◆ **INSTRUCTION**
Find each line holding "with" and copy it out.
--- BEGIN THE RECORDS ---
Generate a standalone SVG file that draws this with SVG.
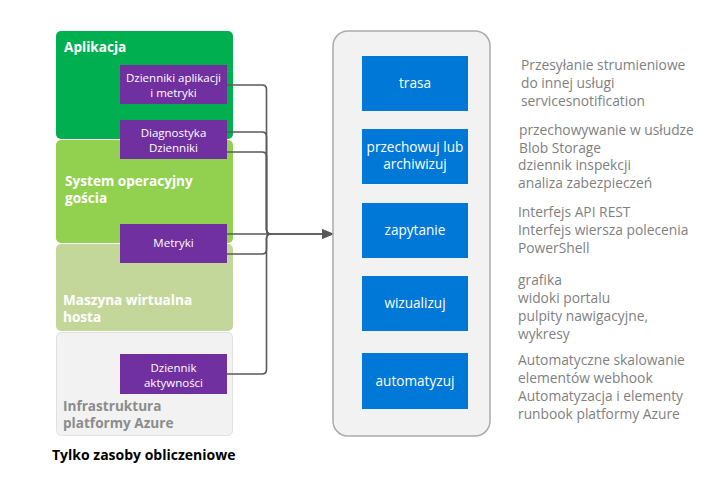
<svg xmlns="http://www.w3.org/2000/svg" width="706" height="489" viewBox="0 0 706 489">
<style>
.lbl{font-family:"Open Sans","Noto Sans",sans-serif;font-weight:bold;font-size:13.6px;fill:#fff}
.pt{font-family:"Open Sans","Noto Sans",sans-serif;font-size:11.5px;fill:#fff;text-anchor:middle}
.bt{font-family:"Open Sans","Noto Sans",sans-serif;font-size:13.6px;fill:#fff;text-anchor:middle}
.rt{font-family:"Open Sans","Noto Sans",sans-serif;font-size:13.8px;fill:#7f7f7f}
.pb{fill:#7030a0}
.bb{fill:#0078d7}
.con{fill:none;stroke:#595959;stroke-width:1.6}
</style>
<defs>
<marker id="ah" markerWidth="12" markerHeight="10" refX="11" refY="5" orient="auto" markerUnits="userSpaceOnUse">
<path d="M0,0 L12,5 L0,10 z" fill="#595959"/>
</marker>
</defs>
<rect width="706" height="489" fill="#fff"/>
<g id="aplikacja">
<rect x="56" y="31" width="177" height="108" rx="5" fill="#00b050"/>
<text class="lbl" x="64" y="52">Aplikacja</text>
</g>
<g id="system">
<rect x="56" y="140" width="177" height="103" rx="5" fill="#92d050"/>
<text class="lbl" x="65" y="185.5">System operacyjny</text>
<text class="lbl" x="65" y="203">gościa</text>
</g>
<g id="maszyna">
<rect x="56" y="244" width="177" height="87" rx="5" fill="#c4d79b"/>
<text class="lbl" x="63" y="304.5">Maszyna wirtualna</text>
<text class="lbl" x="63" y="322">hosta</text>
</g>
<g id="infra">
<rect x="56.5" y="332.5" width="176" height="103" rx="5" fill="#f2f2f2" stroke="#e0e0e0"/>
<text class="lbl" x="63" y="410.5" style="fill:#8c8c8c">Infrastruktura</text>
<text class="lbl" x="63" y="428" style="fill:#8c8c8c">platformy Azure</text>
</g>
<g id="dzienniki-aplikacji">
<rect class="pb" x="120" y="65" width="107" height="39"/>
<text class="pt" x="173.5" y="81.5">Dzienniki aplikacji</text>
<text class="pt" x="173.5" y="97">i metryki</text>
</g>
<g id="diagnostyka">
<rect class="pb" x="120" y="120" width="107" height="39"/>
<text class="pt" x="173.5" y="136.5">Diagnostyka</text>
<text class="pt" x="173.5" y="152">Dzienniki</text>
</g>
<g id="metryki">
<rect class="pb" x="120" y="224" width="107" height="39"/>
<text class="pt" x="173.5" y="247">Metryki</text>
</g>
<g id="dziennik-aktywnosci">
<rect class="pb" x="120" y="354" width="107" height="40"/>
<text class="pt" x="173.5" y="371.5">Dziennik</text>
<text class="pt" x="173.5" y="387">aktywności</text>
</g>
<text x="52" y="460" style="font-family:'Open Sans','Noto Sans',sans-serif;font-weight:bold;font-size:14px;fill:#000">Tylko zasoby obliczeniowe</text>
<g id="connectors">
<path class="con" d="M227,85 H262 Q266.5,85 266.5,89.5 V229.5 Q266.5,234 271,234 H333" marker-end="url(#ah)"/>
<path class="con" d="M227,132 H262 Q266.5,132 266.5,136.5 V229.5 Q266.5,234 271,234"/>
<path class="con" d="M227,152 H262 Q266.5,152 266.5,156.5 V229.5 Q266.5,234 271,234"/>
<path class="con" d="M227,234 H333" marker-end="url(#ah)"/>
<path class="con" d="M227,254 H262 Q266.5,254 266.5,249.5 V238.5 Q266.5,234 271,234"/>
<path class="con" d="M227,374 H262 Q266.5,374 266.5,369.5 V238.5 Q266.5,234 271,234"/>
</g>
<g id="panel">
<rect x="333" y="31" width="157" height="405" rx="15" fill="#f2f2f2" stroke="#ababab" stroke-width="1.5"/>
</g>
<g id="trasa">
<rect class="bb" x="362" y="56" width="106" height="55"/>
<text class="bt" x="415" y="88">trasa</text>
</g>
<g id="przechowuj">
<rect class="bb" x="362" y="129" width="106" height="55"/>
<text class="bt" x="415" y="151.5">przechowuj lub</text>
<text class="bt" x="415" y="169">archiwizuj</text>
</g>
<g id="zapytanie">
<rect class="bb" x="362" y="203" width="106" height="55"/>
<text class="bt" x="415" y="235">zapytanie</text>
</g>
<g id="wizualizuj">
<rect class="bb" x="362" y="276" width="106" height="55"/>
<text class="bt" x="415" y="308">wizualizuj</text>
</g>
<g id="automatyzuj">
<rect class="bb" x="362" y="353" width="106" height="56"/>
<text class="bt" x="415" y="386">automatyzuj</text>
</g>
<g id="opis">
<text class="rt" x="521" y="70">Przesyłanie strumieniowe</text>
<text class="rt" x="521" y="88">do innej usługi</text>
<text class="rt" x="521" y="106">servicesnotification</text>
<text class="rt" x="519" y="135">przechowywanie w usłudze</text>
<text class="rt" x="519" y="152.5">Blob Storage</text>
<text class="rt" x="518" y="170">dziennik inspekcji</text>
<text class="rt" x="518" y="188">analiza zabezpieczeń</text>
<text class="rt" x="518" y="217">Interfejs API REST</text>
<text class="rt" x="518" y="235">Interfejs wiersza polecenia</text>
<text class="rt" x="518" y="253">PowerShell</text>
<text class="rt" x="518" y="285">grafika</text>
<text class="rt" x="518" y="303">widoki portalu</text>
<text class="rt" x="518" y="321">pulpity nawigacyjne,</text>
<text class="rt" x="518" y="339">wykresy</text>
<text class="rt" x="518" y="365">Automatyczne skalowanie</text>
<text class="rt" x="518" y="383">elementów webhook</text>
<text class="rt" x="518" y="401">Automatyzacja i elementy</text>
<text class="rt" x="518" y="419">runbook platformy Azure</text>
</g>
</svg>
--- END THE RECORDS ---
--- BEGIN THE RECORDS ---
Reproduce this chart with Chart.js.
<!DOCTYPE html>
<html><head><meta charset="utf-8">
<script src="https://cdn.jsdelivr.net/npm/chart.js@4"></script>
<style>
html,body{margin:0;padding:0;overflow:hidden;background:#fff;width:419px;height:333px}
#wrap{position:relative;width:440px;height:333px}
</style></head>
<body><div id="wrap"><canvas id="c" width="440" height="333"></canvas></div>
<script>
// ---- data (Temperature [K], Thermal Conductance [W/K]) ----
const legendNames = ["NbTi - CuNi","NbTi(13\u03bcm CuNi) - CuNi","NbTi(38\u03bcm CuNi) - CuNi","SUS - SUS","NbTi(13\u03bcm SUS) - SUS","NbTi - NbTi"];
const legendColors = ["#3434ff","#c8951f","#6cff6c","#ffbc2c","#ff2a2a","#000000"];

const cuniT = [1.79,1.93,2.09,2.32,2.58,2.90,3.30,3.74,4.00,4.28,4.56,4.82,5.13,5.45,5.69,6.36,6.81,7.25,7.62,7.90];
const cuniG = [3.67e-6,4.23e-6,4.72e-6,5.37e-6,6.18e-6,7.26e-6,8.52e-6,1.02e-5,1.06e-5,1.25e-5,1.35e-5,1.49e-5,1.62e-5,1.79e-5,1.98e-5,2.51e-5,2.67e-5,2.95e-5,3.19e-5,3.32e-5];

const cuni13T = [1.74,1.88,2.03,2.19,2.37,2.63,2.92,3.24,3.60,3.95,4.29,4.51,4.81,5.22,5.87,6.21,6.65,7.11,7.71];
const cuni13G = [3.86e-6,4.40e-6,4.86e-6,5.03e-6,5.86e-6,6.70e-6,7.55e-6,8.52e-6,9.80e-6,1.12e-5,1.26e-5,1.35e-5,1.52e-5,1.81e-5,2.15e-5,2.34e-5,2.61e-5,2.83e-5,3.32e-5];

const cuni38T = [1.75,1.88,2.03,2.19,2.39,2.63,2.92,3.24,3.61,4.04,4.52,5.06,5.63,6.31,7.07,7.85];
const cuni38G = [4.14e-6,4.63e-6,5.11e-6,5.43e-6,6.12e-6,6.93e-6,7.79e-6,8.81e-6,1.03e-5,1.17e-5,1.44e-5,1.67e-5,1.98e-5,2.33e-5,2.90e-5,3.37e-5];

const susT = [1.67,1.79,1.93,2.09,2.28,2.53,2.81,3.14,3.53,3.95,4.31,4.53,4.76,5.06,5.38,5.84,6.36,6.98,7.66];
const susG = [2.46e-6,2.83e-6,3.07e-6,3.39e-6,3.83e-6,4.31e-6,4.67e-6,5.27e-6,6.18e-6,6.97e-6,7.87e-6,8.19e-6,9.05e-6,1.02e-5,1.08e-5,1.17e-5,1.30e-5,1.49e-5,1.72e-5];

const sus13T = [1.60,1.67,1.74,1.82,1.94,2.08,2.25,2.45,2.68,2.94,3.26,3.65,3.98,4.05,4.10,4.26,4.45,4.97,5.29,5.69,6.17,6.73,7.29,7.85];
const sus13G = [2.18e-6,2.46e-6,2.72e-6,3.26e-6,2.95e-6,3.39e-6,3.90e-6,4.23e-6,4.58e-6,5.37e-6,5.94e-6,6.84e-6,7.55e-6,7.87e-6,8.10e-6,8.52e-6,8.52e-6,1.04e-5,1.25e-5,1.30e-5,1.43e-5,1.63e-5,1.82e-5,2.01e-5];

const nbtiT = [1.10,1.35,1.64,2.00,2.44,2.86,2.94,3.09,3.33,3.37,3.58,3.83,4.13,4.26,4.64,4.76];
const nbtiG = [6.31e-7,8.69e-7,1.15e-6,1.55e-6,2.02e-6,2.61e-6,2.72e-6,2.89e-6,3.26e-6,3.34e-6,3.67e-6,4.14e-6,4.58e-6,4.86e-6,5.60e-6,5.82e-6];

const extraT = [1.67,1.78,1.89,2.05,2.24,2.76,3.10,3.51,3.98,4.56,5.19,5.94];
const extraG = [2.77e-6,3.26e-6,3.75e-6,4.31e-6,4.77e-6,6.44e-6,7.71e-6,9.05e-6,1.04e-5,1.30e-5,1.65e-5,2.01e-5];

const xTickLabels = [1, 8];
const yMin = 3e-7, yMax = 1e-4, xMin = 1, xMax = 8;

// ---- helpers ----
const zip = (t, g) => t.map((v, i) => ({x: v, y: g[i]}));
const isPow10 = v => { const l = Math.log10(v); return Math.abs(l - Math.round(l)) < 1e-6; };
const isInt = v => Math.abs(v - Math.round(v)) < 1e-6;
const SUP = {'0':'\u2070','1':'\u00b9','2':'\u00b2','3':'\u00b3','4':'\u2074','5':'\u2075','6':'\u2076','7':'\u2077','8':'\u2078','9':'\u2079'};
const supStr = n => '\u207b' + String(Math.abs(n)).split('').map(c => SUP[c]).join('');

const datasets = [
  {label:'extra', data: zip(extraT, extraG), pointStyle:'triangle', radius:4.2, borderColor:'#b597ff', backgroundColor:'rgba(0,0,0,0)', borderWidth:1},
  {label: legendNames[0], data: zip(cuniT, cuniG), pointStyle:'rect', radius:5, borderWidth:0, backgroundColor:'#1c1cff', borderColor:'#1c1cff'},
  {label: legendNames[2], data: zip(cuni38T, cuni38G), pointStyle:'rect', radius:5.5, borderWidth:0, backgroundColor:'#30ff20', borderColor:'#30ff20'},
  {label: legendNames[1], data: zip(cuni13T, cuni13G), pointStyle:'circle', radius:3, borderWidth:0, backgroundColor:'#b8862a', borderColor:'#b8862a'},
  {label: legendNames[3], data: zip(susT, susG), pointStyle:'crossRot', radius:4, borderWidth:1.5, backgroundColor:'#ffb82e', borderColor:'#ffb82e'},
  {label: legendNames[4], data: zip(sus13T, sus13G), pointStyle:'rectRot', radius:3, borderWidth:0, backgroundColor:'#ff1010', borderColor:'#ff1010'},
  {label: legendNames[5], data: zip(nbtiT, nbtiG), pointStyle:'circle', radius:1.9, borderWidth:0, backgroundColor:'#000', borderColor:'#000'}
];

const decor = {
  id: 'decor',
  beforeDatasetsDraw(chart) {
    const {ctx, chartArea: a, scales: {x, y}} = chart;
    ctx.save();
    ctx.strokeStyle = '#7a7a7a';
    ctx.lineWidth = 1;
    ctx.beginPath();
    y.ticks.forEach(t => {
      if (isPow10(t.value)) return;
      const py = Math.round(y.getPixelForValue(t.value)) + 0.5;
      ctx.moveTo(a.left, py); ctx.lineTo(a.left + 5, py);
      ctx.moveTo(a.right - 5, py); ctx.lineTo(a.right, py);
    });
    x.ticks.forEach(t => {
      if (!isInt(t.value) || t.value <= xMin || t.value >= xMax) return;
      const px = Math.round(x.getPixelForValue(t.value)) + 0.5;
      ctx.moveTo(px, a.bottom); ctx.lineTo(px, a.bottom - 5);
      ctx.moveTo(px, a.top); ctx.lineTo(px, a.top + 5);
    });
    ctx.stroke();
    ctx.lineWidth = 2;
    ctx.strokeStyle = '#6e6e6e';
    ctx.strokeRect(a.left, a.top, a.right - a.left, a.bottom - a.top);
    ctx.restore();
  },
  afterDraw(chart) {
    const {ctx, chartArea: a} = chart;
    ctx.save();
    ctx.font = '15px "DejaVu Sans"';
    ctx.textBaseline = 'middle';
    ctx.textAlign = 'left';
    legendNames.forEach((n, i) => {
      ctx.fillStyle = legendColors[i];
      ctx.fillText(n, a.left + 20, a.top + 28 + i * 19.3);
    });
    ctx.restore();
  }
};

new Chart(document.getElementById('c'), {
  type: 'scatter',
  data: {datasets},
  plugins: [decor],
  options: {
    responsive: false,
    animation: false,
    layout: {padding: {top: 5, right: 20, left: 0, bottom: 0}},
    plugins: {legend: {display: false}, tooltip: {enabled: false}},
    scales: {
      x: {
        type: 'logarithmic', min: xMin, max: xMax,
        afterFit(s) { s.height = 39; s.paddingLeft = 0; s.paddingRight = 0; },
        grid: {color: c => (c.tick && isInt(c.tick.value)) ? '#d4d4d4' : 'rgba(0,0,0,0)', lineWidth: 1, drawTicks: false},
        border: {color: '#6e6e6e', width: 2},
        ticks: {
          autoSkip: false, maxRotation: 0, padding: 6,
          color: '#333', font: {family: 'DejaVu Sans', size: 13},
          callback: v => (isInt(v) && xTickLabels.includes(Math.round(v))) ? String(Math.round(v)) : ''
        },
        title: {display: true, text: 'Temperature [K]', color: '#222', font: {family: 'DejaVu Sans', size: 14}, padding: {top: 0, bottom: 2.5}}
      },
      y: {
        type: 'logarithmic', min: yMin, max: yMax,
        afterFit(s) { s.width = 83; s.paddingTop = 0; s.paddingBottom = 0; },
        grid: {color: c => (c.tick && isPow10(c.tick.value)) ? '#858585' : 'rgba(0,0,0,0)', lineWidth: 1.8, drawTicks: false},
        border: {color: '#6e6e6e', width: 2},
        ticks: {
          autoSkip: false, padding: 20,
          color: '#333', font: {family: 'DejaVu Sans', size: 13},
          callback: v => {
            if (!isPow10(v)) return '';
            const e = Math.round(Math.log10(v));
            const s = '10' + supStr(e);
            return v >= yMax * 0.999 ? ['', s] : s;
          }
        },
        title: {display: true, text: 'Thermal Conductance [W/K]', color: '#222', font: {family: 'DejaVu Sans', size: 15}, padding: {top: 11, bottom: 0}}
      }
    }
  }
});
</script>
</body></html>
--- END THE RECORDS ---
◆ **OUTPUT BELOW**
Generate a standalone SVG file that draws this with SVG.
Reproduce this chart with Chart.js.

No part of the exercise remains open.